Given the fact that these groups are still boasting about their collaboration during the Feb. 28 coup and the April 27 military intervention and that they do not exhibit any sign of remorse for their tyranny, they must be tried at court. They may not be penalized, but it is essential that their true nature be exposed to the public in a court decision.
Such an effort to expose their true nature recently came from an eminent and brave journalist, Alper Görmüş. Görmüş wrote a book titled “İmaj ve Hakikat: Darbe Günlükleri -- Tam Metin / Image and Truth: Full Text of Coup Diaries” to successfully expose the deep gap between the image of the army carefully created by the army itself and the collaborative media and the truth about the army.

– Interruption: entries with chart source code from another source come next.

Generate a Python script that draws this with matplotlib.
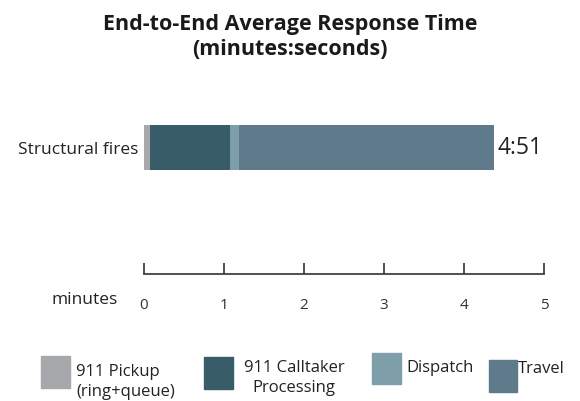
import matplotlib.pyplot as plt
import matplotlib.patches as mpatches

plt.rcParams['font.family'] = ['Open Sans', 'DejaVu Sans']

category = 'Structural fires'
stages = ['911 Pickup\n(ring+queue)', '911 Calltaker\nProcessing', 'Dispatch', 'Travel']
seconds = [5, 67, 7, 212]  # per stage, sums to 4:51
colors = ['#a7a8ac', '#385d68', '#7e9ea9', '#5f7a8b']
minute_ticks = [0, 1, 2, 3, 4, 5]

W, H = 580, 401
fig = plt.figure(figsize=(W / 100, H / 100), dpi=100)


def fx(px):
    return px / W


def fy(py):
    return 1 - py / H


fig.text(0.5, fy(37), 'End-to-End Average Response Time\n(minutes:seconds)',
         ha='center', va='center', fontsize=15.5, fontweight='bold',
         linespacing=1.3, color='#1a1a1a')

# stacked bar
ax = fig.add_axes([fx(144), fy(170), fx(400), 45 / H])
left = 0
for s, c in zip(seconds, colors):
    ax.barh(0, s, left=left, height=1, color=c, edgecolor='none')
    left += s
ax.set_xlim(0, 333)
ax.set_ylim(-0.5, 0.5)
ax.set_yticks([0], [category], fontsize=12.5, color='#222222')
ax.tick_params(axis='y', length=0, pad=4)
ax.set_xticks([])
for sp in ax.spines.values():
    sp.set_visible(False)
total = sum(seconds)
ax.text(total + 3, 0, f'{total // 60}:{total % 60:02d}', va='center', ha='left',
        fontsize=16.5, color='#222222')

# minutes scale
ax2 = fig.add_axes([fx(144), fy(274), fx(400), 0.01])
ax2.set_xlim(0, 5)
ax2.set_xticks(minute_ticks)
ax2.set_yticks([])
for name, sp in ax2.spines.items():
    sp.set_visible(name == 'bottom')
ax2.spines['bottom'].set_color('#333333')
ax2.spines['bottom'].set_linewidth(1.2)
ax2.tick_params(axis='x', direction='in', length=8, width=1.2, color='#333333',
                pad=17, labelsize=11, labelcolor='#333333')
ax2.patch.set_visible(False)
fig.text(fx(118), fy(300), 'minutes', ha='right', va='center', fontsize=12.5,
         color='#222222')

# legend
boxes = [(41, 356, 29, 32), (204, 357, 29, 32), (372, 353, 29, 31), (489, 360, 28, 32)]
label_pos = [(76, 382, 'left'), (294, 378, 'center'), (406, 368, 'left'), (518, 369, 'left')]
for (bx, by, bw, bh), (tx, ty, ha), lab, c in zip(boxes, label_pos, stages, colors):
    fig.patches.append(mpatches.Rectangle((fx(bx), fy(by + bh)), fx(bw), bh / H,
                                          transform=fig.transFigure, color=c))
    fig.text(fx(tx), fy(ty), lab, ha=ha, va='center', fontsize=12,
             color='#222222', linespacing=1.25)

fig.savefig('out.png', dpi=100)
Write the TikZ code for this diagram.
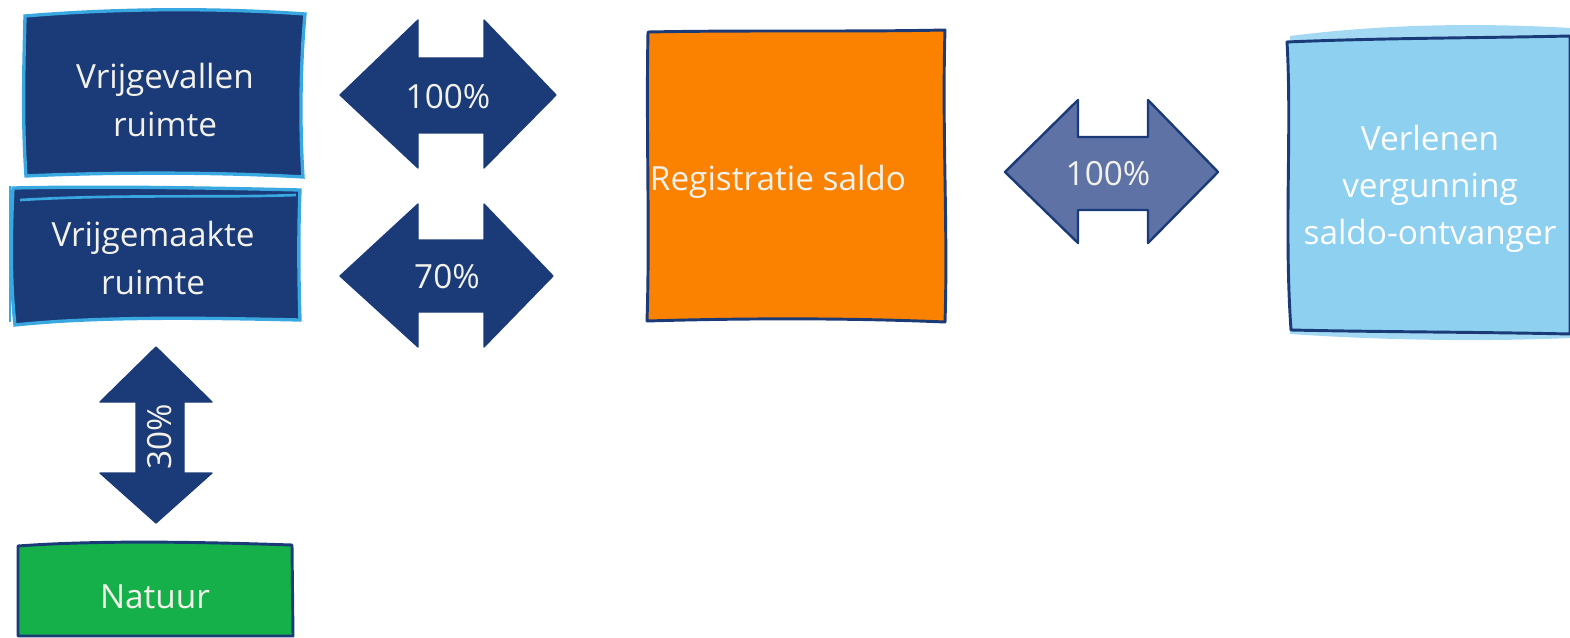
\documentclass[tikz,border=0pt]{standalone}
\usepackage{fontspec}
\setmainfont{Open Sans}
\definecolor{navy}{HTML}{1B3A78}
\definecolor{skyline}{HTML}{3AA8E0}
\definecolor{orng}{HTML}{FB8200}
\definecolor{grn}{HTML}{16B04B}
\definecolor{lblue}{HTML}{8DD0F0}
\definecolor{slate}{HTML}{5E72A6}
\definecolor{txt}{HTML}{F2F2EA}
\begin{document}
\begin{tikzpicture}[x=0.75pt,y=-0.75pt,
  lbl/.style={text=txt, font=\fontsize{25}{35.5}\selectfont, align=center, inner sep=0pt},
  darkbox/.style={fill=navy, draw=skyline, line width=2.5pt},
  bigarrow/.style={fill=navy, draw=navy, line width=1pt, line join=round},
  sketchbox/.style={draw=navy, line width=2.2pt, line join=round}]
\useasboundingbox (0,0) rectangle (1570,638);

% Vrijgevallen ruimte
\path[darkbox] (25,16) .. controls (120,8) and (220,8) .. (305,14)
  .. controls (300,70) and (300,130) .. (303,177)
  .. controls (220,172) and (110,172) .. (26,176)
  .. controls (22,120) and (24,60) .. (25,16) -- cycle;
\node[lbl] (v1) at (165,100) {Vrijgevallen\\ruimte};

% Vrijgemaakte ruimte
\path[darkbox] (13,188) .. controls (100,186) and (220,188) .. (300,190)
  .. controls (298,240) and (299,290) .. (300,320)
  .. controls (210,318) and (100,316) .. (15,325)
  .. controls (10,280) and (11,230) .. (13,188) -- cycle;
\draw[skyline, line width=2pt] (20,200) .. controls (120,194) and (220,198) .. (296,195);
\draw[skyline, line width=1.5pt] (10,186) -- (10,322);
\node[lbl] (v2) at (153,258) {Vrijgemaakte\\ruimte};

% 100% arrow (top)
\path[bigarrow] (340,95) -- (418,20) -- (418,58) -- (484,58) -- (484,20) -- (556,95)
  -- (484,168) -- (484,133) -- (418,133) -- (418,168) -- cycle;
\node[lbl] (p1) at (448,97) {100\%};

% 70% arrow
\path[bigarrow] (340,276) -- (418,204) -- (418,240) -- (484,240) -- (484,204) -- (553,276)
  -- (484,347) -- (484,312) -- (418,312) -- (418,347) -- cycle;
\node[lbl] (p2) at (447,277) {70\%};

% 30% vertical arrow
\path[bigarrow] (156,347) -- (212,402) -- (184,402) -- (184,473) -- (212,473) -- (156,523)
  -- (100,473) -- (136,473) -- (136,402) -- (100,402) -- cycle;
\node[lbl, rotate=90] (p3) at (160,437) {30\%};

% Natuur
\path[sketchbox, fill=grn] (18,546) .. controls (100,540) and (200,542) .. (292,545)
  -- (293,636) -- (18,636) -- cycle;
\node[lbl] (nat) at (155,597) {Natuur};

% Registratie saldo
\path[sketchbox, fill=orng] (648,32) .. controls (750,30) and (850,32) .. (945,30)
  .. controls (942,130) and (948,230) .. (945,322)
  .. controls (850,318) and (750,318) .. (647,321)
  .. controls (650,230) and (646,130) .. (648,32) -- cycle;
\node[lbl] (reg) at (778,182) {Registratie saldo};

% 100% arrow (right)
\path[bigarrow, fill=slate, line width=1.8pt] (1005,172) -- (1078,100) -- (1078,137) -- (1148,137) -- (1148,100) -- (1218,172)
  -- (1148,243) -- (1148,210) -- (1078,210) -- (1078,243) -- cycle;
\node[lbl] (p4) at (1108,174) {100\%};

% Verlenen vergunning saldo-ontvanger
\path[fill=lblue!80] (1290,36) .. controls (1400,22) and (1500,24) .. (1570,28) -- (1570,338)
  .. controls (1480,342) and (1380,340) .. (1290,334) -- cycle;
\path[sketchbox, fill=lblue] (1287,42) .. controls (1380,38) and (1480,38) .. (1570,36)
  -- (1570,334)
  .. controls (1480,332) and (1380,332) .. (1291,330)
  .. controls (1284,230) and (1292,130) .. (1287,42) -- cycle;
\node[lbl, text=white] (ver) at (1430,189) {Verlenen\\vergunning\\saldo-ontvanger};
\end{tikzpicture}
\end{document}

In his book, Görmüş brings to light the true face of the army, which used to be portrayed by the army and collaborative mainstream media networks as free from defilement, corruption, strife, contention, ambitions, attachment to personal interests, and all other bad qualities which were attributed to the society and politicians. He does this by quoting from journal entries kept by Özden Örnek, who entered the army as a child and retired from it after serving as the naval forces commander.
Citing passages from Örnek’s memoirs, Görmüş makes it crystal clear that behind all military interventions were the members of the military who were acting in the grip of a power struggle and seeking personal interests. It is really saddening to see, thanks to this book, that as is the case with all closed systems, the carefully created shiny image of the army that shies away from transparency, supervision and accountability conceals full-fledged corruption and decay.
I hope the army as one of the main causes and actors of the irrational abnormality will have its due share from the country’s efforts at democratization and normalization. What must be done for such a normalization, which would imply the convergence of its image and its truth, is very obvious: The curricula of war academies must be revised and rewritten from scratch, and civilian audits of extensive financial funds available to the army should be ensured. All units of the army must be subjugated to the civilian authority while a mentality of transparent and accountable management is established throughout the army.
If this can be done, the military will become an institution about which we can really boast, instead of fearing that it may overthrow the government at any time. It would be really good to have an army whose truth overlaps with its currently fabricated image.